ところで、Le Jardin de l’Étatというのはサンドニにある、無料で入れる公園である。モーリシャスにあった植物園と名のつくような場所に比べると植物の種類も少なければ広さもせまい、普通の公園でしかない。たぶんレユニオンにも大きい植物園もあるのだと思うのだけど、今回は人工の場所ではないところばかり探していた。だってわざわざ行って植物園で見てもなぁという感じもあるじゃないですか?
とはいいつつ、自然下で見られなければ人は妥協するもの、もう帰りの飛行機まで時間もないし、ここに行くとヒルヤモリが見られるというので、急ぎ行ってみた。

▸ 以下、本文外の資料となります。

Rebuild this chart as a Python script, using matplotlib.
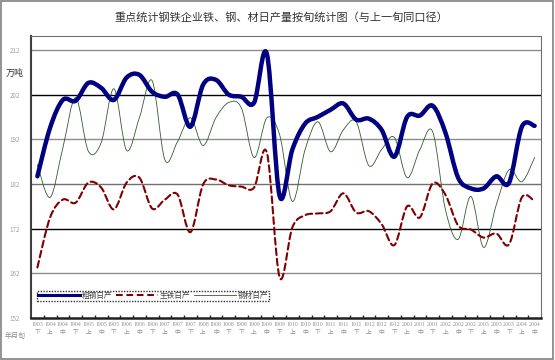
import matplotlib
matplotlib.use("Agg")
import matplotlib.pyplot as plt
from matplotlib.path import Path
from matplotlib.patches import PathPatch, Rectangle
from matplotlib.lines import Line2D

plt.rcParams['font.family'] = ['Noto Sans CJK SC', 'DejaVu Sans']

# ---------------- data ----------------
periods = ["1903"] + [y for y in ["1904", "1905", "1906", "1907"] for _ in range(3)] + \
          ["1908"] * 4 + [y for y in ["1909", "1910", "1911", "1912", "2001", "2002", "2003"] for _ in range(3)] + \
          ["2004"] * 2
xun = ["下"] + ["上", "中", "下"] * 4 + ["上", "中", "下", "下"] + ["上", "中", "下"] * 7 + ["上", "中"]

crude_steel = [183.7, 194.6, 200.8, 200.6, 204.6, 203.5, 200.8, 205.8, 206.4, 202.6,
               201.5, 202.0, 194.8, 204.2, 205.3, 202.0, 201.5, 200.2, 211.1, 179.3,
               189.7, 195.5, 197.0, 198.6, 200.0, 196.4, 196.6, 194.1, 188.1, 197.0,
               197.3, 199.5, 193.5, 183.4, 181.0, 181.0, 183.7, 182.3, 194.8, 195.0]
pig_iron = [163.3, 174.5, 178.5, 177.8, 182.3, 181.2, 176.3, 182.3, 183.4, 176.5,
            178.5, 179.6, 171.2, 181.9, 183.0, 181.7, 181.4, 181.2, 189.0, 161.1,
            172.3, 175.0, 175.4, 175.9, 179.9, 175.6, 175.9, 173.0, 168.3, 177.0,
            174.5, 182.1, 179.6, 172.7, 171.8, 170.0, 170.9, 168.5, 179.0, 178.1]
steel_products = [186.3, 179.0, 190.1, 201.3, 189.3, 191.2, 203.3, 189.5, 196.8, 205.1,
                  187.4, 191.5, 196.8, 190.6, 196.8, 200.2, 199.0, 187.9, 196.8, 193.0,
                  178.1, 189.7, 195.9, 189.2, 194.1, 195.9, 186.1, 189.7, 192.4, 183.4,
                  189.7, 193.7, 176.3, 169.6, 179.2, 167.8, 177.4, 185.2, 182.5, 187.9]
series_names = ["粗钢日产", "生铁日产", "钢材日产"]
yticks = [152, 162, 172, 182, 192, 202, 212]

# ---------------- figure ----------------
W, H = 555, 360
fig = plt.figure(figsize=(W / 100, H / 100), dpi=100)
ax = fig.add_axes([31 / W, 1 - 318 / H, 510 / W, 282 / H])
n = len(periods)
ax.set_xlim(-0.5, n - 0.5)
ax.set_ylim(152, 215.1)


def smooth_path(vals):
    pts = list(zip(range(len(vals)), vals))
    verts = [pts[0]]
    codes = [Path.MOVETO]
    for i in range(len(pts) - 1):
        p0 = pts[i - 1] if i > 0 else pts[i]
        p1 = pts[i]
        p2 = pts[i + 1]
        p3 = pts[i + 2] if i + 2 < len(pts) else pts[i + 1]
        c1 = (p1[0] + (p2[0] - p0[0]) / 6, p1[1] + (p2[1] - p0[1]) / 6)
        c2 = (p2[0] - (p3[0] - p1[0]) / 6, p2[1] - (p3[1] - p1[1]) / 6)
        verts += [c1, c2, p2]
        codes += [Path.CURVE4] * 3
    return Path(verts, codes)


# grid lines
grid_colors = {162: '#8c8c8c', 172: '#000000', 182: '#707070', 192: '#8c8c8c', 202: '#000000', 212: '#8c8c8c'}
for yv in yticks[1:]:
    ax.axhline(yv, color=grid_colors[yv], lw=1.0, zorder=1)

styles = [
    dict(color='#000080', lw=3.2, ls='-'),
    dict(color='#800000', lw=1.5, ls=(0, (3.2, 1.8))),
    dict(color='#2e5e2e', lw=0.6, ls='-'),
]
# draw order: green, red, blue on top
for vals, st in [(steel_products, styles[2]), (pig_iron, styles[1]), (crude_steel, styles[0])]:
    patch = PathPatch(smooth_path(vals), fill=False, edgecolor=st['color'], lw=st['lw'],
                      linestyle=st['ls'], capstyle='round', joinstyle='round', zorder=3)
    ax.add_patch(patch)

# axes styling
for side in ['top', 'right']:
    ax.spines[side].set_color('#707070')
    ax.spines[side].set_linewidth(0.8)
ax.spines['left'].set_color('#404040')
ax.spines['left'].set_linewidth(1.5)
ax.spines['bottom'].set_color('#202020')
ax.spines['bottom'].set_linewidth(1.8)

ax.set_yticks(yticks)
ax.set_yticklabels([str(v) for v in yticks], fontsize=4.5, color='#a0a0a0')
ax.tick_params(axis='y', length=0, pad=8)

ax.set_xticks(range(n))
ax.set_xticklabels([f"{p}\n{x}" for p, x in zip(periods, xun)], fontsize=4.2, color='#909090',
                   linespacing=1.6, family=['Liberation Serif', 'Noto Sans CJK SC'])
ax.set_xticks([i + 0.5 for i in range(n - 1)], minor=True)
ax.tick_params(axis='x', which='major', length=0, pad=3)
ax.tick_params(axis='x', which='minor', length=2.5, direction='in', color='#202020', width=1)

# legend
handles = [Line2D([], [], color=st['color'], lw=min(st['lw'], 2.2), ls=st['ls']) for st in styles]
leg = ax.legend(handles, series_names, ncol=3, loc='lower left',
                bbox_to_anchor=(0.012, 0.062, 0.455, 0.045), mode='expand',
                fontsize=5.5, frameon=True, fancybox=False, handlelength=5.5,
                handletextpad=0.3, columnspacing=1.5, borderpad=0.1, borderaxespad=0)
leg.get_frame().set_edgecolor('#000000')
leg.get_frame().set_linestyle((0, (1, 1)))
leg.get_frame().set_linewidth(1.0)
for t in leg.get_texts():
    t.set_color('#404040')

# texts
fig.text(281 / W, 1 - 17 / H, "重点统计钢铁企业铁、钢、材日产量按旬统计图（与上一旬同口径）",
         ha='center', va='center', fontsize=8, color='#333333')
fig.text(15 / W, 1 - 73 / H, "万吨", ha='center', va='center', fontsize=6.5, color='#333333')
fig.text(15 / W, 1 - 336 / H, "年月旬", ha='center', va='center', fontsize=5, color='#909090')

# figure border
fig.patches.append(Rectangle((0.002, 0.003), 0.995, 0.994, transform=fig.transFigure,
                             fill=False, edgecolor='#808080', lw=1.2))

fig.savefig("out.png", dpi=100)
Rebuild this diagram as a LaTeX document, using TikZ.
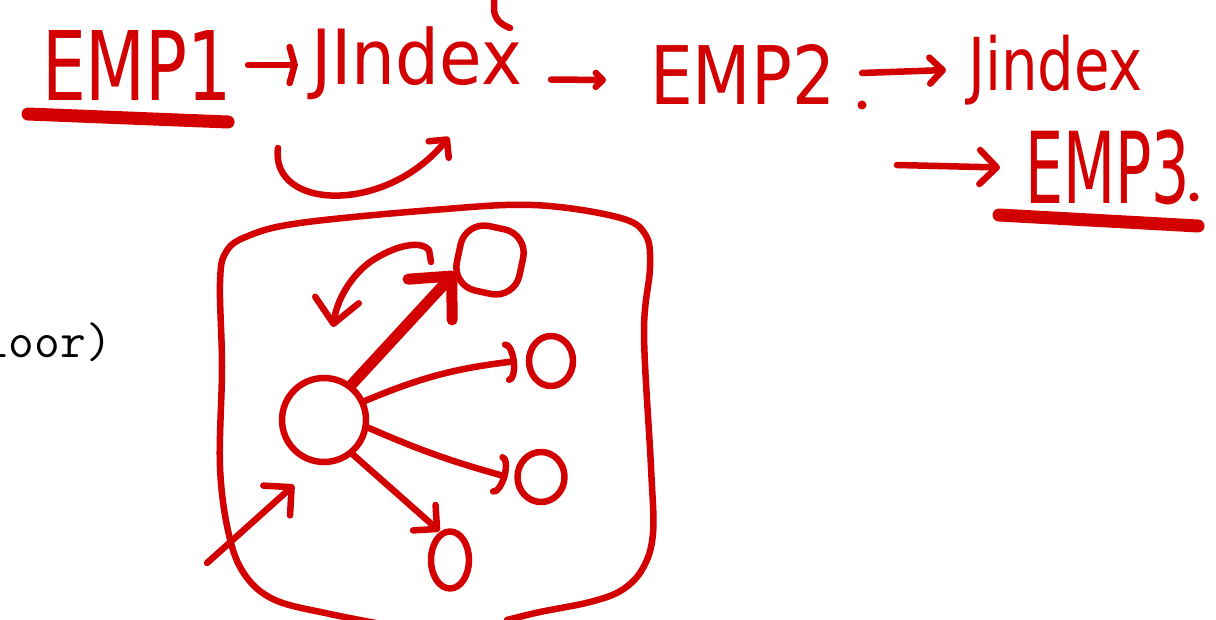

結論からいうと、ここにいるというのは、いわゆるヒロオヒルヤモリ/Phelsuma laticaudaのことだったと思われる。もともとレユニオンにいるものではないので、オウギバショウであるとか、マダガスカルから植物や、資材を持ち込む際に、侵入してしまったのだろう。

そういえば、レユニオンにはパンサーカメレオンがいるというので、ちょっと見つけてみたかったのだが、話によると見つけやすいのは西海岸のほうであるらしい。とはいえ、南のほうにもいたはずではあるので(この辺にもいる、という話をトレッキングをしてる人に聞いたりした)、単純に管理人の観察眼がたりなかったのかもしれないし、歩いた時間がよくなかったのかもしれない。

まだまだ全部見られていないのでモーリシャスにも再訪したいし、Phelsuma borbonica materを見つけること、Piton de la Fournaiseへの登山を含めて、レユニオンも、もう何回か行ってみたいところである。ただ、それより前にPhelsuma klemmeriとかを見にマダガスカルに行ってみたいのだけれど……はてさて、マガダスカルのフィールドにどうやって行くのか、そのあたりは全然知らないので、そこから調べる必要がありそうだ。実現するとして、何年後になるのやら。